La France, championne de l’affacturage !
Toujours selon les données de l’ASF, en 2020, la France se positionne au premier rang européen et au 2e rang mondial. Elle occupe la première place du podium pour l’affacturage à l’international. Cette technique de financement n’est pas réservée aux grandes entreprises : en effet, 94 % des clients de l’affacturage sont des PME/TPE ! Elles constituent 54 % des encours détenus par les sociétés d’affacturage. Ce mode de financement a prouvé son efficacité pour répondre aux besoins structurels de tout type d’entreprise. Il s’est imposé au cours du temps face à la concurrence d’autres techniques de financement comme les concours bancaires par escompte ou les cessions Dailly. Aujourd’hui, l’affacturage est l’outil le plus utilisé pour gérer la trésorerie des entreprises.Qui sont les sociétés d’affacturage ?
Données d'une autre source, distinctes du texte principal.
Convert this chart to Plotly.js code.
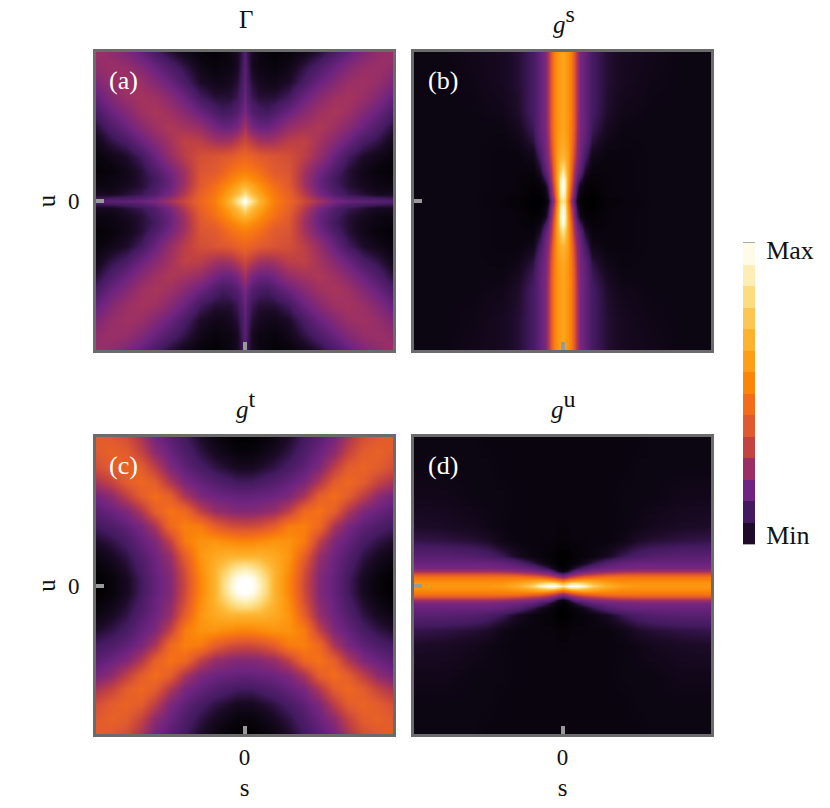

L’ASF regroupe la quasi-totalité des sociétés spécialisées en affacturage : elle compte 11 sociétés exclusivement dédiées à cette activité et 6 exerçant une activité mixte. Le marché de l’affacturage se caractérise par une forte concentration des acteurs puisque les 6 premiers établissements totalisent plus de 85 % du chiffre d’affaires global.
Le statut des sociétés d’affacturage est variable selon les pays. En France, dès le premier agrément délivré en 1964, il a été décidé « que tout organisme voulant pratiquer l’affacturage en France devait posséder ou adopter le statut d’établissement financier ou de banque et accepter de se soumettre au contrôle du Conseil National du Crédit », détaillent Jean-Pierre Deschanel et Laurent Lemoine**.
Une société d’affacturage est donc un établissement de crédit obligatoirement agréé auprès de la Banque de France. Hormis les filiales de banques, il peut s’agir de sociétés indépendantes non bancaires, qui peuvent être des filiales de groupes industriels ou financiers. Comme tout établissement bancaire, les sociétés d’affacturage sont soumises au contrôle du Conseil national du crédit, au Comité de réglementation bancaire et à la Commission bancaire.
* L’Affacturage, Que sais-je ?, Presses Universitaires de France.
** Affacturage, fascicule 580, Éditions techniques, Juris-Classeur, 8, 1994.